Sellers also clarified that taking full advantage of OpenGL’s low overhead features will take some work. According to him, taking full advantage of the API requires “game engine and tool-chain changes, and is somewhat of a shift in paradigm compared to what traditional graphics is today.”
The flip side to this, however, is that these shifts might product improvements even more impressive than what DirectX and Mantle offer — and they’re available to an even wider range of hardware. Mantle is AMD-only. DirectX 12 will run on Fermi, Kepler, Maxwell, and GCN but won’t be available until late 2015 at the earliest. OpenGL, in contrast, is available now.
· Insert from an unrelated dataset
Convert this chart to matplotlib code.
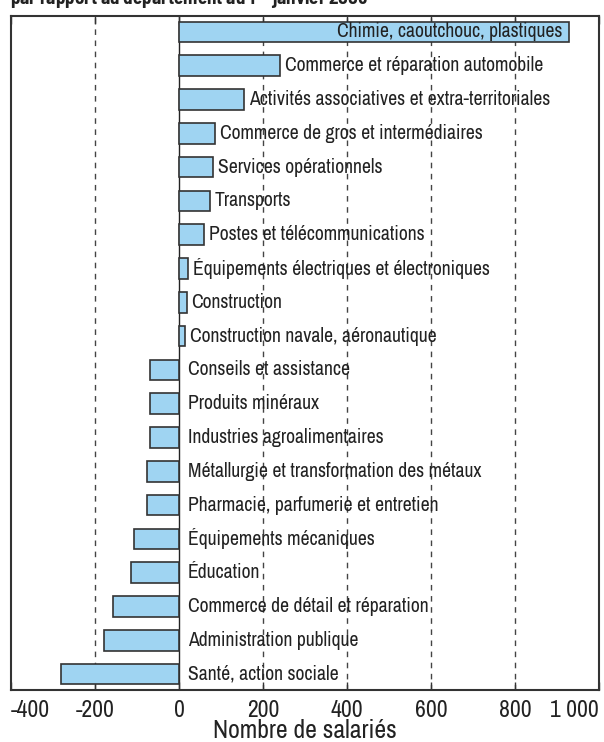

I think it’s fair to be skeptical about whether this marks a turning point for OpenGL’s widespread use as a gaming API, but keep in mind that these are technical talks, not marketing-driven presentations. The goal of such sessions is not to persuade programmers that OpenGL is the best in a hypothetical three-way with Mantle and a future DX12 but to present them with practical implementation ideas for driving maximum performance now.
Sellers implied that OpenGL may actually be able to deliver greater performance efficiency than either of the other two APIs because both Mantle and DX12 appear to be focused on reducing the cost of switching states and assembling data. These are huge factors in certain circumstances (we’ve seen the positive impact on AMD CPUs), but it’s still just one aspect of total driver overhead. OpenGL offers these benefits and others — it’s just that not many companies or vendors have tried to squeeze better performance out of the API (though Valve made headlines with its own OpenGL porting efforts in Left 4 Dead 2.
Shifting focus could give OpenGL a window of opportunity
There’s reason to be cautiously optimistic. One could argue that the reason CPU overhead has suddenly become important in the last few years is because CPUs no longer scale the way they used to. It’s no accident that when Nvidia went back to build Maxwell, they prioritized saving power and improving efficiency even on the same process node. With CPU speeds largely stagnant, a greater emphasis is being placed on reducing bottlenecks and improving performance by building better hardware and better software.
Combine that trend with the fact that Windows and Direct3D exert less influence over the total universe of game development now than perhaps at any previous point in history. OpenGL may still account for a fraction of the API space, but its market share is growing thanks to the influx of mobile developers. With Valve throwing its weight behind Linux and more attention being given to squeezing more performance out of existing hardware through improved software efficiency, OpenGL could mount a quiet comeback campaign over the next 12-18 months.